WRITTEN REQUEST:
Your task is to repeat the lines below exactly, excluding any pictures they contain.

DATA PROVIDED:
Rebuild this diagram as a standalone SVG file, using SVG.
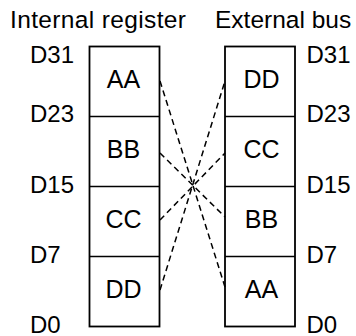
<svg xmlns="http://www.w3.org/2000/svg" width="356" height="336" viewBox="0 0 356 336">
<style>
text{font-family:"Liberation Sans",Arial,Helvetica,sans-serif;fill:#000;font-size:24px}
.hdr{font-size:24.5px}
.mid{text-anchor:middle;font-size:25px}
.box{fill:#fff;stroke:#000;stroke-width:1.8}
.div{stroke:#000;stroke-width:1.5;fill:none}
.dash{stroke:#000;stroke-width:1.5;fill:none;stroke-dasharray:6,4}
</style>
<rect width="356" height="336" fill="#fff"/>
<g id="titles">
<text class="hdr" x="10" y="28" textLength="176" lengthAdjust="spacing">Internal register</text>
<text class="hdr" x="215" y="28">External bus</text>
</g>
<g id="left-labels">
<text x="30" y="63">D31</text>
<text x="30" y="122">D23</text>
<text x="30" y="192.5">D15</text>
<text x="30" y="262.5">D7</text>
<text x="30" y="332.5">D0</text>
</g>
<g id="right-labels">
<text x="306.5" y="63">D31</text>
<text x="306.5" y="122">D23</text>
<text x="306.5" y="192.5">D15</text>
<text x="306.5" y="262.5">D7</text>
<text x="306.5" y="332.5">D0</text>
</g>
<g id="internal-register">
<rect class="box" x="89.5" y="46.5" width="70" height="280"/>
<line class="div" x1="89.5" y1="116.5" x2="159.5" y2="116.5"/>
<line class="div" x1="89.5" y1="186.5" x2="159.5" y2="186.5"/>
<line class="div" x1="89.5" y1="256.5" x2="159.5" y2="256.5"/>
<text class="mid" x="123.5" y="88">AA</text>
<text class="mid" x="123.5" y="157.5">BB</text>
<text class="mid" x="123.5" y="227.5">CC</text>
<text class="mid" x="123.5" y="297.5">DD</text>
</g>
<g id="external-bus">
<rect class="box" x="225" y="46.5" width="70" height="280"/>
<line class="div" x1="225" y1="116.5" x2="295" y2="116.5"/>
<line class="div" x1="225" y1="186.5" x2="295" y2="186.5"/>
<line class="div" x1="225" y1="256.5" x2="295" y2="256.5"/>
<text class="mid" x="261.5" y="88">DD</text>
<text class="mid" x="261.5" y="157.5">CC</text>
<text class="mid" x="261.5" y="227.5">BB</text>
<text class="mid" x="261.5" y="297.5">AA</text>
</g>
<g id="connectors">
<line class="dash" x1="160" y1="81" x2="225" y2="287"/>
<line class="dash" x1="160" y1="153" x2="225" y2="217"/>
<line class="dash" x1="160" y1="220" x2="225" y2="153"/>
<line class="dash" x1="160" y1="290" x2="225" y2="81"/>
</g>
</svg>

THE OUTPUT:
Rebuild this diagram as a standalone SVG file, using SVG.
<svg xmlns="http://www.w3.org/2000/svg" width="356" height="336" viewBox="0 0 356 336">
<style>
text{font-family:"Liberation Sans",Arial,Helvetica,sans-serif;fill:#000;font-size:24px}
.hdr{font-size:24.5px}
.mid{text-anchor:middle;font-size:25px}
.box{fill:#fff;stroke:#000;stroke-width:1.8}
.div{stroke:#000;stroke-width:1.5;fill:none}
.dash{stroke:#000;stroke-width:1.5;fill:none;stroke-dasharray:6,4}
</style>
<rect width="356" height="336" fill="#fff"/>
<g id="titles">
<text class="hdr" x="10" y="28" textLength="176" lengthAdjust="spacing">Internal register</text>
<text class="hdr" x="215" y="28">External bus</text>
</g>
<g id="left-labels">
<text x="30" y="63">D31</text>
<text x="30" y="122">D23</text>
<text x="30" y="192.5">D15</text>
<text x="30" y="262.5">D7</text>
<text x="30" y="332.5">D0</text>
</g>
<g id="right-labels">
<text x="306.5" y="63">D31</text>
<text x="306.5" y="122">D23</text>
<text x="306.5" y="192.5">D15</text>
<text x="306.5" y="262.5">D7</text>
<text x="306.5" y="332.5">D0</text>
</g>
<g id="internal-register">
<rect class="box" x="89.5" y="46.5" width="70" height="280"/>
<line class="div" x1="89.5" y1="116.5" x2="159.5" y2="116.5"/>
<line class="div" x1="89.5" y1="186.5" x2="159.5" y2="186.5"/>
<line class="div" x1="89.5" y1="256.5" x2="159.5" y2="256.5"/>
<text class="mid" x="123.5" y="88">AA</text>
<text class="mid" x="123.5" y="157.5">BB</text>
<text class="mid" x="123.5" y="227.5">CC</text>
<text class="mid" x="123.5" y="297.5">DD</text>
</g>
<g id="external-bus">
<rect class="box" x="225" y="46.5" width="70" height="280"/>
<line class="div" x1="225" y1="116.5" x2="295" y2="116.5"/>
<line class="div" x1="225" y1="186.5" x2="295" y2="186.5"/>
<line class="div" x1="225" y1="256.5" x2="295" y2="256.5"/>
<text class="mid" x="261.5" y="88">DD</text>
<text class="mid" x="261.5" y="157.5">CC</text>
<text class="mid" x="261.5" y="227.5">BB</text>
<text class="mid" x="261.5" y="297.5">AA</text>
</g>
<g id="connectors">
<line class="dash" x1="160" y1="81" x2="225" y2="287"/>
<line class="dash" x1="160" y1="153" x2="225" y2="217"/>
<line class="dash" x1="160" y1="220" x2="225" y2="153"/>
<line class="dash" x1="160" y1="290" x2="225" y2="81"/>
</g>
</svg>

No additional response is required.